The rear of the old Time and Envy nightclub, which is owned by ex-Pompey boss Harry Redknapp, has been torn down and laid open to the elements.

The building, which stands opposite South Parade Pier, had fallen into serious disrepair since it was abandoned as an entertainment venue in 2006, and local residents had been clamouring for it to be ripped down.

Now in its third week of a 10-week demolition schedule, its destruction opens a new chapter for Southsea seafront by clearing the way for 92 flats in its place.

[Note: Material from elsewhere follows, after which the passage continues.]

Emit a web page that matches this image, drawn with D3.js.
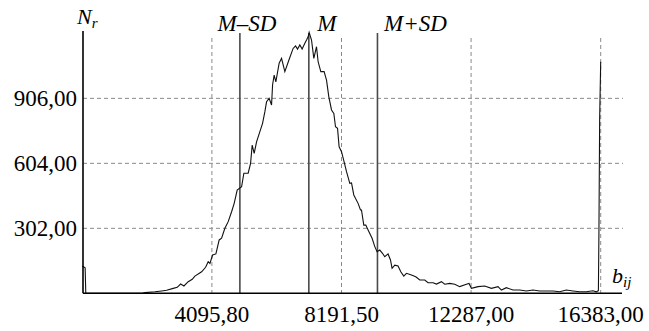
<!DOCTYPE html>
<html><head><meta charset="utf-8"><script src="https://cdn.jsdelivr.net/npm/d3@7"></script></head>
<body style="margin:0">
<svg id="chart" width="649" height="331"></svg>
<script>
// brightness values b_ij and counts N_r
const bValues = [0, 90, 110, 1900, 1980, 2296, 2507, 2665, 2874, 3000, 3107, 3212, 3347, 3474, 3559, 3771, 3897, 3979, 4033,
  4118, 4222, 4326, 4402, 4506, 4611, 4718, 4800, 4895, 5034, 5106, 5242, 5318, 5369, 5432, 5507, 5612, 5697, 5770,
  5823, 5905, 5981, 6013, 6063, 6117, 6221, 6297, 6401, 6530, 6663, 6739, 6802, 6875, 6947, 7033, 7087, 7137, 7169,
  7244, 7317, 7402, 7453, 7538, 7642, 7718, 7791, 7876, 7949, 8002, 8066, 8116, 8192, 8274, 8350, 8454, 8508, 8580,
  8716, 8792, 8823, 8896, 8959, 9032, 9158, 9244, 9316, 9401, 9487, 9559, 9663, 9739, 9790, 9875, 9979, 10065, 10159,
  10245, 10402, 10538, 10665, 10823, 10927, 11085, 11192, 11350, 11454, 11612, 11770, 11928, 12139, 12221, 12297,
  12506, 12717, 12929, 13137, 13245, 13402, 13611, 13823, 14034, 14242, 14454, 14666, 14874, 15086, 15297, 15506,
  15718, 15929, 16137, 16245, 16310, 16327, 16350, 16383];
const counts = [127, 118, 0, 0, 3, 7, 11, 14, 23, 28, 43, 34, 54, 65, 80, 100, 121, 147, 139,
  178, 183, 248, 256, 302, 333, 379, 418, 480, 495, 558, 558, 604, 689, 650, 704, 751, 790, 844,
  890, 906, 875, 968, 1014, 983, 1069, 1092, 1030, 1084, 1138, 1150, 1135, 1154, 1135, 1162, 1177, 1192, 1213,
  1177, 1092, 1146, 1076, 1030, 1030, 991, 913, 852, 836, 774, 767, 681, 658, 611, 565, 511, 513, 457,
  418, 387, 387, 317, 317, 294, 256, 217, 193, 201, 186, 170, 183, 155, 116, 131, 127, 100, 80,
  93, 85, 77, 62, 62, 49, 49, 43, 54, 42, 46, 42, 31, 42, 46, 23,
  31, 34, 23, 31, 15, 26, 15, 15, 11, 15, 11, 11, 11, 7, 15, 11,
  7, 7, 12, 7, 12, 279, 813, 1076];

const xTicks = [4095.8, 8191.5, 12287, 16383];
const xTickLabels = ["4095,80", "8191,50", "12287,00", "16383,00"];
const yTicks = [302, 604, 906];
const yTickLabels = ["302,00", "604,00", "906,00"];

const markNames = ["M–SD", "M", "M+SD"];
const markValues = [4980, 7159, 9328];

const svg = d3.select("#chart");

const xScale = d3.scaleLinear().domain([0, 16383]).range([82.3, 600.7]);
const yScale = d3.scaleLinear().domain([0, 1219]).range([293.3, 31]);

const x0 = 83, xEnd = 622, y0 = 293.3;

// grid
svg.selectAll(".hgrid").data(yTicks).enter().append("line")
  .attr("x1", x0).attr("x2", xEnd + 1)
  .attr("y1", d => yScale(d)).attr("y2", d => yScale(d))
  .attr("stroke", "#8a8a8a").attr("stroke-width", 1).attr("stroke-dasharray", "4,3");
svg.selectAll(".vgrid").data(xTicks).enter().append("line")
  .attr("x1", d => xScale(d)).attr("x2", d => xScale(d))
  .attr("y1", 38).attr("y2", y0)
  .attr("stroke", "#8a8a8a").attr("stroke-width", 1).attr("stroke-dasharray", "4,3");

// M, M±SD lines
svg.selectAll(".mline").data(markValues).enter().append("line")
  .attr("x1", d => xScale(d)).attr("x2", d => xScale(d))
  .attr("y1", 33).attr("y2", y0)
  .attr("stroke", "#4a4a4a").attr("stroke-width", 1.6);

const markDx = [7, 18, 38];
svg.selectAll(".mlabel").data(markNames).enter().append("text")
  .attr("x", (d, i) => xScale(markValues[i]) + markDx[i])
  .attr("y", 31)
  .attr("text-anchor", "middle")
  .attr("font-family", d => "Liberation Serif")
  .style("font-family", "'Liberation Serif', serif")
  .attr("font-style", "italic")
  .attr("font-size", 23)
  .text(d => d);

// histogram line
const line = d3.line().x((d, i) => xScale(bValues[i])).y(d => yScale(d));
svg.append("path").datum(counts)
  .attr("d", line)
  .attr("fill", "none").attr("stroke", "#111").attr("stroke-width", 1.1);

// axes
svg.append("line").attr("x1", x0).attr("x2", x0).attr("y1", 31).attr("y2", y0)
  .attr("stroke", "#000").attr("stroke-width", 1.6);
svg.append("line").attr("x1", x0).attr("x2", xEnd).attr("y1", y0).attr("y2", y0)
  .attr("stroke", "#000").attr("stroke-width", 1.6);

// tick labels
svg.selectAll(".xlab").data(xTicks).enter().append("text")
  .attr("x", d => xScale(d)).attr("y", 321.5)
  .attr("text-anchor", "middle").attr("font-size", 23)
  .attr("font-family", d => "Liberation Serif")
  .style("font-family", "'Liberation Serif', serif")
  .text((d, i) => xTickLabels[i]);
svg.selectAll(".ylab").data(yTicks).enter().append("text")
  .attr("x", 77).attr("y", d => yScale(d) + 7.7)
  .attr("text-anchor", "end").attr("font-size", 23)
  .attr("font-family", d => "Liberation Serif")
  .style("font-family", "'Liberation Serif', serif")
  .text((d, i) => yTickLabels[i]);

// axis titles
const nt = svg.append("text").attr("x", 77).attr("y", 24)
  .attr("font-family", "Liberation Serif").style("font-family", "'Liberation Serif', serif")
  .attr("font-style", "italic").attr("font-size", 22);
nt.append("tspan").text("N");
nt.append("tspan").attr("font-size", 15).attr("dy", 4).text("r");

const bt = svg.append("text").attr("x", 612).attr("y", 283)
  .attr("font-family", "Liberation Serif").style("font-family", "'Liberation Serif', serif")
  .attr("font-style", "italic").attr("font-size", 22);
bt.append("tspan").text("b");
bt.append("tspan").attr("font-size", 15).attr("dy", 4).text("ij");
</script>
</body>
</html>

But some are saddened to see it go.

David Lynes, 50, boss of Portsmouth's M2M Promotions, was promoter for the venue for the last five years of its working life.

He said: 'I'm Portsmouth born and bred and I've known it ever since the time it was Nero's. It's a Portsmouth legend, so yes I'm sad to see it go.

'At the end Tiger Tiger had opened up, things were moving toward Gunwharf and it was left out on a bit of a limb, but it was still very, very popular.

'It was the club every generation has grown up with.'

The work is being carried out by Portsmouth Demolition Services, based in Victory Business Centre, Fratton.

Office manager Michael Brennan, 36, said: 'The back of the building has been demolished, and we still have two machines on site and works are proceeding at a steady pace.

'You can see the layout of the building where the demolition has taken place, and we now have an open air ballroom.

'It looks very different from when I used to go there when it was Fifth Avenue and later Time and Envy.'

One of the next steps will be to fill the venue's basement, formerly home to the building's casino and Fifth Avenue club.

Concrete rubble from the demolition process will be crushed and packed into the basement to allow construction of the flats on top.


The site of the Savoy Buildings was protected from development until the early 20th century, because it stood in front of a row of coastguard cottages which needed a clear line of sight to the sea.

The Savoy Buildings were built in 1929 as a ballroom and in the 1970s it became the nightclub Nero's, then Fifth Avenue, and latterly Time and Envy.

The development will see the site flattened and rebuilt as 92 flats. Savoy Court, the adjoining building on its eastern flank, is to be kept intact and converted to flats.

Demolition involves around eight men.